Problem details —
Could you retype the lines below, starting at the line holding "Generate a Python" and stopping at the line holding "from matplotlib.ticker import MultipleLocator", inclusive? Copy them exactly and drop the images.

Supplied entries —
* * * * * * *

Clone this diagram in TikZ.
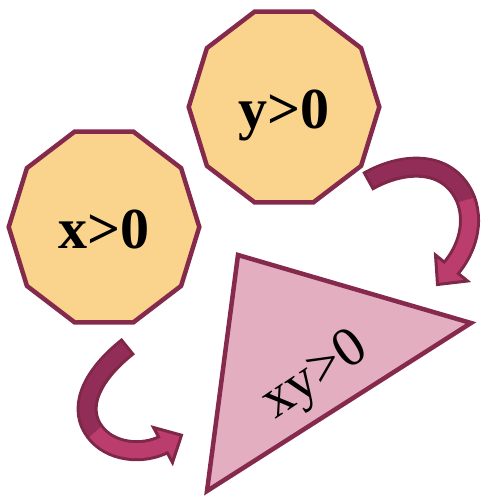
\documentclass[tikz,border=0pt]{standalone}
\usepackage{fontspec}
\setmainfont{Liberation Serif}
\definecolor{decafill}{HTML}{FAD38D}
\definecolor{edge}{HTML}{85294D}
\definecolor{trifill}{HTML}{E3AEBF}
\definecolor{arrdark}{HTML}{922D58}
\definecolor{arrlight}{HTML}{BA3D6D}
\definecolor{arredge}{HTML}{7E2749}
\begin{document}
\begin{tikzpicture}[x=1pt,y=-1pt,
  deca/.style={draw=edge, fill=decafill, line width=4.5pt, line join=miter},
  decatext/.style={font=\fontsize{58}{62}\selectfont\bfseries, anchor=base, inner sep=0pt},
  tri/.style={draw=edge, fill=trifill, line width=4.5pt, line join=miter},
  tritext/.style={font=\fontsize{56}{60}\selectfont, rotate=34, inner sep=0pt},
  arrout/.style={draw=arredge, line width=21pt},
  arrdk/.style={draw=arrdark, line width=15pt},
  arrlt/.style={draw=arrlight, line width=15pt},
  arrhead/.style={draw=arredge, fill=arrlight, line width=3pt, line join=miter}]
\useasboundingbox (0,0) rectangle (486,501);

% decagon x>0
\coordinate (cx) at (104,227);
\begin{scope}[shift={(cx)}]
  \draw[deca] (0:95.3 and 100.2) \foreach \a in {36,72,...,324}{ -- (\a:95.3 and 100.2)} -- cycle;
\end{scope}
\node[decatext] (xt) at (104,248) {x>0};

% decagon y>0
\coordinate (cy) at (284,107);
\begin{scope}[shift={(cy)}]
  \draw[deca] (0:95.3 and 100.2) \foreach \a in {36,72,...,324}{ -- (\a:95.3 and 100.2)} -- cycle;
\end{scope}
\node[decatext] (yt) at (284,128) {y>0};

% triangle
\coordinate (ta) at (238,255);
\coordinate (tb) at (471,323);
\coordinate (tc) at (207,491);
\draw[tri] (ta) -- (tb) -- (tc) -- cycle;
\node[tritext] (xyt) at (316,377) {xy>0};

% arrow 1 (top right)
\coordinate (a1s) at (370,180);
\coordinate (a1f) at (466,200);
\coordinate (a1e) at (449.4,270);
\draw[arrout, shorten <=-3pt] (a1s) .. controls (405,160) and (450,160) .. (a1f)
  .. controls (476,228) and (463,255) .. (a1e);
\draw[arrhead] (435.5,255) -- (437.5,284.5) -- (467.5,281) -- cycle;
\draw[arrdk] (a1s) .. controls (405,160) and (450,160) .. (a1f);
\draw[arrlt] (a1f) .. controls (476,228) and (463,255) .. (a1e);

% arrow 2 (bottom left)
\coordinate (a2s) at (126,348);
\coordinate (a2f) at (95,432);
\coordinate (a2e) at (165.2,443.8);
\draw[arrout, shorten <=-3pt] (a2s) .. controls (88,378) and (78,410) .. (a2f)
  .. controls (110,452) and (142,456) .. (a2e);
\draw[arrhead] (153.5,427.5) -- (181.5,435.2) -- (172.5,462.5) -- cycle;
\draw[arrdk] (a2s) .. controls (88,378) and (78,410) .. (a2f);
\draw[arrlt] (a2f) .. controls (110,452) and (142,456) .. (a2e);
\end{tikzpicture}
\end{document}
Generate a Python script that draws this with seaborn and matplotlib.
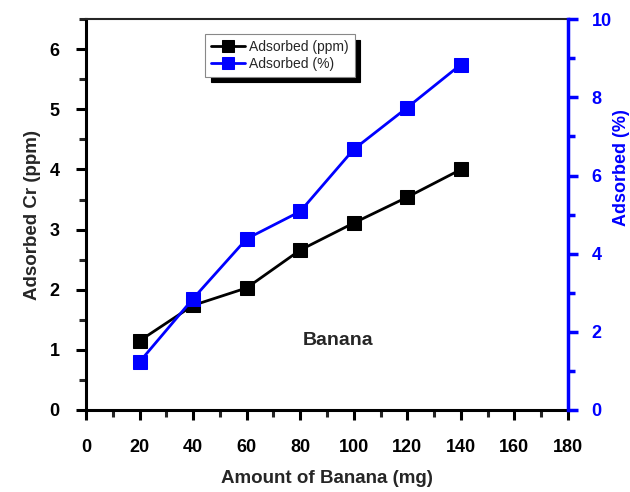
import matplotlib
matplotlib.use('Agg')
import pandas as pd
import matplotlib.pyplot as plt
import seaborn as sns
from matplotlib.ticker import MultipleLocator

# data
banana_mg = [20, 40, 60, 80, 100, 120, 140]
adsorbed_ppm = [1.15, 1.74, 2.03, 2.66, 3.11, 3.54, 4.00]
adsorbed_pct = [1.23, 2.85, 4.38, 5.08, 6.67, 7.74, 8.84]

df = pd.DataFrame({'mg': banana_mg, 'ppm': adsorbed_ppm, 'pct': adsorbed_pct})

sns.set_style('ticks')
plt.rcParams['font.family'] = ['Liberation Sans', 'DejaVu Sans']

fig = plt.figure(figsize=(6.3, 4.92), dpi=100)
ax = fig.add_axes([0.1365, 0.1667, 0.765, 0.7943])
ax2 = ax.twinx()

sns.lineplot(data=df, x='mg', y='ppm', ax=ax, color='black', marker='s',
             markersize=10, markeredgecolor='black', linewidth=2, label='Adsorbed (ppm)',
             legend=False)
sns.lineplot(data=df, x='mg', y='pct', ax=ax2, color='#0000ff', marker='s',
             markersize=10, markeredgecolor='#0000ff', linewidth=2, label='Adsorbed (%)',
             legend=False)

ax.set_xlim(0, 180)
ax.set_ylim(0, 6.5)
ax2.set_ylim(0, 10)

ax.xaxis.set_major_locator(MultipleLocator(20))
ax.xaxis.set_minor_locator(MultipleLocator(10))
ax.yaxis.set_major_locator(MultipleLocator(1))
ax.yaxis.set_minor_locator(MultipleLocator(0.5))
ax2.yaxis.set_major_locator(MultipleLocator(2))
ax2.yaxis.set_minor_locator(MultipleLocator(1))

for s in ['left', 'bottom']:
    ax.spines[s].set_linewidth(2.2)
    ax.spines[s].set_color('black')
ax.spines['top'].set_linewidth(1.5)
ax.spines['right'].set_visible(False)
ax2.spines['right'].set_color('#0000ff')
ax2.spines['right'].set_linewidth(2.5)
for s in ['left', 'bottom', 'top']:
    ax2.spines[s].set_visible(False)

ax.tick_params(axis='both', which='major', direction='out', length=7, width=2.2,
               labelsize=13, colors='black')
ax.tick_params(axis='both', which='minor', direction='out', length=5, width=2.2)
ax.tick_params(axis='x', which='major', pad=14)
ax.tick_params(axis='y', which='major', pad=12)
ax2.tick_params(axis='y', which='major', direction='out', length=7, width=2.5,
                labelsize=13, colors='#0000ff', pad=10)
ax2.tick_params(axis='y', which='minor', direction='out', length=5, width=2.5,
                colors='#0000ff')
for lab in ax.get_xticklabels() + ax.get_yticklabels() + ax2.get_yticklabels():
    lab.set_fontweight('bold')

ax.set_xlabel('Amount of Banana (mg)', fontsize=13.5, fontweight='bold', labelpad=10)
ax.set_ylabel('Adsorbed Cr (ppm)', fontsize=13.5, fontweight='bold', labelpad=6)
ax2.set_ylabel('Adsorbed (%)', fontsize=13, fontweight='bold', color='#0000ff',
               rotation=90)
ax2.yaxis.set_label_coords(1.093, 0.62)

ax.text(94, 1.16, 'Banana', fontsize=14, fontweight='bold', ha='center', va='center')

h1, l1 = ax.get_legend_handles_labels()
h2, l2 = ax2.get_legend_handles_labels()
leg = ax2.legend(h1 + h2, l1 + l2, loc='upper left', bbox_to_anchor=(0.247, 0.962),
                 borderaxespad=0, fontsize=10, frameon=True, fancybox=False,
                 shadow={'ox': 4, 'oy': -4, 'color': 'black', 'alpha': 1},
                 handlelength=2.5, borderpad=0.4, labelspacing=0.25,
                 handletextpad=0.3, markerscale=0.9)
leg.get_frame().set_edgecolor('#888888')
leg.get_frame().set_linewidth(0.8)
leg.get_frame().set_alpha(1)

fig.savefig('out.png', dpi=100)
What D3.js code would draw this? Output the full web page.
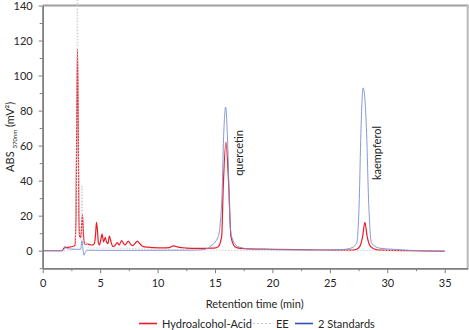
<!DOCTYPE html>
<html>
<head>
<meta charset="utf-8">
<script src="https://cdn.jsdelivr.net/npm/d3@7"></script>
<style>
  html, body { margin: 0; padding: 0; background: #fff; }
  svg { display: block; font-family: Lato, "Open Sans", sans-serif; }
</style>
</head>
<body>
<svg id="chart" width="469" height="330"></svg>
<script>
// Chromatograms at 370 nm: retention time (min) vs absorbance (mV²)
const hydroTime = [0, 1.7, 1.85, 2.0, 2.3, 2.6, 2.8, 2.9, 2.97, 3.03, 3.09, 3.15, 3.22, 3.32, 3.40, 3.46, 3.52, 3.6, 3.7, 3.9, 4.1, 4.3, 4.5, 4.6, 4.68, 4.76, 4.85, 4.95, 5.05, 5.17, 5.3, 5.45, 5.55, 5.68, 5.8, 5.95, 6.1, 6.2, 6.35, 6.5, 6.65, 6.87, 7.05, 7.16, 7.3, 7.45, 7.62, 7.83, 8.05, 8.24, 8.45, 8.76, 9.2, 9.6, 10.5, 11.0, 11.4, 11.8, 12.5, 13.5, 14.5, 14.9, 15.28, 15.58, 15.72, 15.95, 16.2, 16.39, 16.74, 17.2, 18, 20, 22, 24, 26, 27.0, 27.33, 27.6, 27.85, 28.05, 28.25, 28.55, 29.1, 29.5, 32, 35];
const hydroAbs  = [0, 0, 1.5, 1.8, 2.0, 2.4, 3, 20, 80, 115, 75, 20, 8, 7.5, 16, 20.4, 13, 5, 3.5, 3.8, 3.5, 3.2, 4, 9, 16.2, 12, 4.5, 3.3, 6, 9.4, 5, 7.6, 5, 4, 8.4, 5, 2.5, 2.4, 3.5, 4.6, 3.2, 5.7, 4, 3.3, 4.2, 5.5, 4, 2.9, 4.2, 5.5, 4.0, 2.3, 2.0, 1.7, 1.6, 1.8, 2.8, 2.0, 1.5, 1.3, 1.4, 1.5, 2.3, 8, 36.5, 62, 36.5, 8, 2.3, 1.3, 1.0, 0.8, 0.6, 0.4, 0.3, 0.3, 0.8, 2.3, 8, 16.2, 8, 2.3, 0.5, 0.3, 0, -0.3];

const eeTime = [0, 2.5, 2.7, 2.85, 2.95, 3.02, 3.1, 3.2, 3.35, 3.43, 3.5, 3.65, 3.8, 4.0, 6, 9, 12, 15, 20, 35];
const eeAbs  = [0, 0, 2, 8, 60, 160, 60, 8, 6, 37.5, 8, 3, 5, 1.5, 1.5, 1, 0.5, 0.3, 0, 0];

const stdTime = [0, 1.7, 1.85, 1.95, 2.05, 2.3, 2.8, 3.3, 3.42, 3.5, 3.6, 3.7, 3.85, 5, 10, 13, 14.0, 14.56, 15.28, 15.6, 15.75, 15.93, 16.1, 16.3, 16.45, 17.02, 18, 20, 24, 26, 26.8, 27.33, 27.56, 27.70, 27.9, 28.2, 28.37, 28.63, 29.36, 30.5, 32, 35];
const stdAbs  = [0, 0, 0.8, 2.7, 1.5, 1.0, 0.8, 0.8, 5.7, 1, -2.6, -1, 0.3, 0.2, 0.2, 0.3, 0.6, 2.3, 8, 30, 65, 82, 62, 17.5, 8, 2.3, 1.0, 0.6, 0.4, 0.6, 1.4, 4.2, 29, 67, 93, 67, 29, 4.2, 1.4, 0.8, 0.2, -0.3];

const xMajorTicks = [0, 5, 10, 15, 20, 25, 30, 35];
const xMinorTicks = [2.5, 7.5, 12.5, 17.5, 22.5, 27.5, 32.5];
const yMajorTicks = [0, 20, 40, 60, 80, 100, 120, 140];
const yMinorTicks = [-10, 10, 30, 50, 70, 90, 110, 130];

const seriesNames = ["Hydroalcohol-Acid", "EE", "2 Standards"];
const peakNames = ["quercetin", "kaempferol"];
const peakTimes = [17.1, 29.1];

const svg = d3.select("#chart");
const plotLeft = 42.7, plotRight = 467.7, plotTop = 5.5, plotBottom = 268.2;

const x = d3.scaleLinear().domain([0, 37]).range([plotLeft, plotRight]);
const y = d3.scaleLinear().domain([-10, 140]).range([plotBottom, plotTop]);

const toPoints = (ts, vs) => ts.map((t, i) => [t, vs[i]]);
const line = d3.line().x(d => x(d[0])).y(d => y(d[1])).curve(d3.curveMonotoneX);

// frame: light top/right edges
svg.append("line").attr("x1", plotLeft).attr("x2", plotRight).attr("y1", plotTop).attr("y2", plotTop)
  .attr("stroke", "#a0a0a0").attr("stroke-width", 2);
svg.append("line").attr("x1", plotRight).attr("x2", plotRight).attr("y1", plotTop - 1).attr("y2", plotBottom)
  .attr("stroke", "#b8b8b8").attr("stroke-width", 2);

// series
svg.append("path").datum(toPoints(hydroTime, hydroAbs)).attr("d", line)
  .attr("fill", "none").attr("stroke", "#ec1c24").attr("stroke-width", 1.2);
svg.append("path").datum(toPoints(eeTime, eeAbs)).attr("d", line)
  .attr("fill", "none").attr("stroke", "#d2d2d2").attr("stroke-width", 1).attr("stroke-dasharray", "1.5,1.5");
svg.append("path").datum(toPoints(stdTime, stdAbs)).attr("d", line)
  .attr("fill", "none").attr("stroke", "#7a8cd4").attr("stroke-width", 0.9);

// axes
const axisColor = "#7f7f7f";
function styleAxis(g) {
  g.select(".domain").attr("stroke", axisColor).attr("stroke-width", 1.5);
  g.selectAll(".tick line").attr("stroke", axisColor).attr("stroke-width", 1);
  g.selectAll("text").attr("fill", "#262626").style("font-size", "11px").style("font-family", "Lato, 'Open Sans', sans-serif");
}
const gxMinor = svg.append("g").attr("transform", `translate(0,${plotBottom})`)
  .call(d3.axisBottom(x).tickValues(xMinorTicks).tickSize(3).tickFormat("").tickSizeOuter(0));
styleAxis(gxMinor);
const gx = svg.append("g").attr("transform", `translate(0,${plotBottom})`)
  .call(d3.axisBottom(x).tickValues(xMajorTicks).tickSize(5).tickPadding(6).tickSizeOuter(0));
styleAxis(gx);

const gyMinor = svg.append("g").attr("transform", `translate(${plotLeft},0)`)
  .call(d3.axisLeft(y).tickValues(yMinorTicks).tickSize(3).tickFormat("").tickSizeOuter(0));
styleAxis(gyMinor);
const gy = svg.append("g").attr("transform", `translate(${plotLeft},0)`)
  .call(d3.axisLeft(y).tickValues(yMajorTicks).tickSize(4).tickPadding(6).tickSizeOuter(0));
styleAxis(gy);

// axis titles
svg.append("text").attr("x", (plotLeft + plotRight) / 2 - 0.5).attr("y", 308).attr("text-anchor", "middle")
  .attr("fill", "#262626").style("font-size", "11px").text("Retention time (min)");

const yTitle = svg.append("text")
  .attr("transform", `translate(14,${(plotTop + plotBottom) / 2}) rotate(-90)`)
  .attr("text-anchor", "middle").attr("fill", "#262626").style("font-size", "11px");
yTitle.append("tspan").text("ABS ");
yTitle.append("tspan").attr("dy", 3).style("font-size", "6px").text("370nm");
yTitle.append("tspan").attr("dy", -3).text(" (mV²)");

// peak labels
peakNames.forEach((name, i) => {
  svg.append("text")
    .attr("transform", `translate(${x(peakTimes[i]) + 4},${153}) rotate(-90)`)
    .attr("text-anchor", "middle").attr("fill", "#1a1a1a").style("font-size", "11px").text(name);
});

// legend
const legendY = 323.5;
const legendX = [139, 253, 295];
const legendStyle = [
  { stroke: "#ec1c24", width: 1.6, dash: null },
  { stroke: "#c8c8c8", width: 1, dash: "2,2" },
  { stroke: "#2f4fb0", width: 1.6, dash: null }
];
seriesNames.forEach((name, i) => {
  const g = svg.append("g").attr("transform", `translate(${legendX[i]},${legendY})`);
  const l = g.append("line").attr("x1", 0).attr("x2", 18).attr("y1", 0).attr("y2", 0)
    .attr("stroke", legendStyle[i].stroke).attr("stroke-width", legendStyle[i].width);
  if (legendStyle[i].dash) l.attr("stroke-dasharray", legendStyle[i].dash);
  g.append("text").attr("x", 23).attr("y", 4).attr("fill", "#262626").style("font-size", "11px").text(name);
});
</script>
</body>
</html>
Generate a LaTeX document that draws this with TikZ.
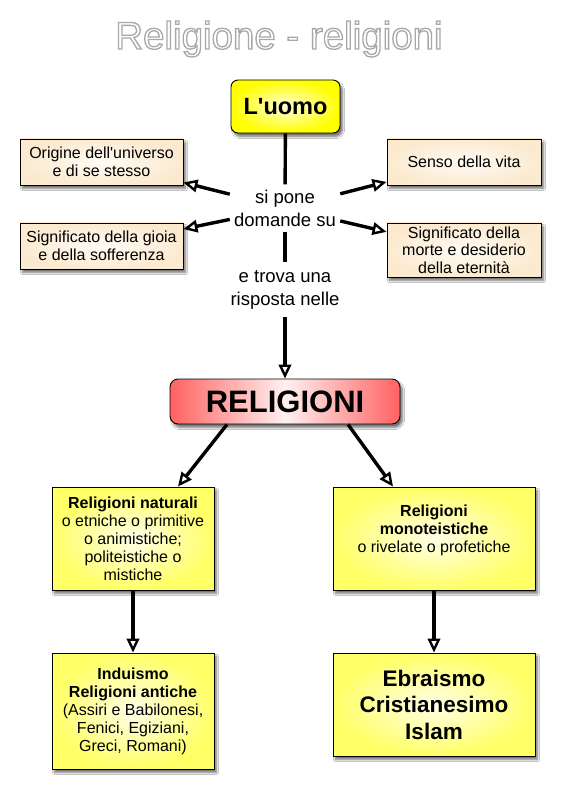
\documentclass[tikz,border=0pt]{standalone}
\usepackage{fontspec}
\setmainfont{Liberation Sans}[Ligatures=TeXOff]
\usetikzlibrary{arrows.meta,shadows.blur}
\definecolor{cream}{HTML}{FBEAD0}
\definecolor{creamin}{HTML}{FFFBF5}
\definecolor{yel}{HTML}{FFFF66}
\definecolor{yelin}{HTML}{FFFFE8}
\definecolor{yelL}{HTML}{FFFF00}
\definecolor{yelLin}{HTML}{FFFFD8}
\definecolor{redb}{HTML}{FF6262}
\definecolor{redin}{HTML}{FFF0F0}
\begin{document}
\begin{tikzpicture}[x=1pt,y=-1pt,
  shd/.style={blur shadow={shadow xshift=2.5pt,shadow yshift=-3.5pt,shadow blur steps=6,shadow opacity=55}},
  smallbox/.style={draw=black,line width=0.9pt,inner sep=0pt,align=center,
    font=\fontsize{16}{17.5}\selectfont,inner color=creamin,outer color=cream,shd},
  bigbox/.style={draw=black,line width=0.9pt,inner sep=0pt,align=center,
    font=\fontsize{16}{18}\selectfont,inner color=yelin,outer color=yel,shd},
  lbl/.style={inner sep=0pt,align=center,font=\fontsize{18.5}{23}\selectfont},
  conn/.style={line width=3.4pt},
  arr/.style={conn,-{Triangle[open,length=14pt,width=12.5pt,line width=2.4pt]}},
]
\fill[white] (0,0) rectangle (561,794);
\useasboundingbox (0,0) rectangle (561,794);

% title
\node[font=\fontsize{38.5}{40}\selectfont,text=white,anchor=base,inner sep=0pt] (title) at (279,49)
  {\special{pdf:literal direct 2 Tr 1.3 w 0.66 0.66 0.66 RG}Religione - religioni\special{pdf:literal direct 0 Tr}};

% top
\node[draw=black,line width=0.9pt,rounded corners=7pt,inner sep=0pt,minimum width=109pt,minimum height=53pt,
  inner color=yelLin,outer color=yelL,shd,font=\bfseries\fontsize{23.5}{26}\selectfont] (uomo) at (285.5,106.5) {L'uomo};

\node[lbl,minimum width=110pt,minimum height=47pt] (sipone) at (285,208) {si pone\\domande su};
\node[lbl,minimum width=112pt,minimum height=55pt] (etrova) at (285,289.5) {e trova una\\risposta nelle};

\node[smallbox,minimum width=163pt,minimum height=46pt] (o1) at (101.5,162) {Origine dell'universo\\e di se stesso};
\node[smallbox,minimum width=163pt,minimum height=46pt] (o2) at (101.5,246) {Significato della gioia\\e della sofferenza};
\node[smallbox,minimum width=154pt,minimum height=46pt] (s1) at (464,162) {Senso della vita};
\node[smallbox,minimum width=154pt,minimum height=54pt] (s2) at (464,250) {Significato della\\morte e desiderio\\della eternità};

\node[draw=black,line width=0.9pt,rounded corners=8pt,inner sep=0pt,minimum width=230pt,minimum height=45pt,
  left color=redb,right color=redb,middle color=redin,shd,font=\bfseries\fontsize{31}{34}\selectfont] (rel) at (285,401.5) {RELIGIONI};

\node[bigbox,minimum width=162pt,minimum height=103pt] (nat) at (133,538.5)
  {\textbf{Religioni naturali}\\o etniche o primitive\\o animistiche;\\politeistiche o\\mistiche};
\node[bigbox,minimum width=202pt,minimum height=103pt] (mono) at (434,538.5)
  {\textbf{Religioni}\\\textbf{monoteistiche}\\o rivelate o profetiche\rule[-20pt]{0pt}{20pt}};
\node[bigbox,minimum width=162pt,minimum height=116pt] (ind) at (133,711)
  {\textbf{Induismo}\\\textbf{Religioni antiche}\\(Assiri e Babilonesi,\\Fenici, Egiziani,\\Greci, Romani)};
\node[bigbox,minimum width=202pt,minimum height=103pt,font=\bfseries\fontsize{22.5}{26.5}\selectfont] (ebr) at (434,704.5)
  {Ebraismo\\Cristianesimo\\Islam};

% connectors
\draw[conn] (uomo) -- (sipone);
\draw[conn] (sipone) -- (etrova);
\draw[arr] (etrova) -- (rel);
\draw[arr] (sipone) -- (o1);
\draw[arr] (sipone) -- (o2);
\draw[arr] (sipone) -- (s1);
\draw[arr] (sipone) -- (s2);
\draw[arr] ([xshift=-58pt]rel.south) -- ([xshift=45pt]nat.north);
\draw[arr] ([xshift=63pt]rel.south) -- ([xshift=-41pt]mono.north);
\draw[arr] (nat) -- (ind);
\draw[arr] (mono) -- (ebr);
\end{tikzpicture}
\end{document}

* * * * * * *

Task response —
Generate a Python script that draws this with seaborn and matplotlib.
import matplotlib
matplotlib.use('Agg')
import pandas as pd
import matplotlib.pyplot as plt
import seaborn as sns
from matplotlib.ticker import MultipleLocator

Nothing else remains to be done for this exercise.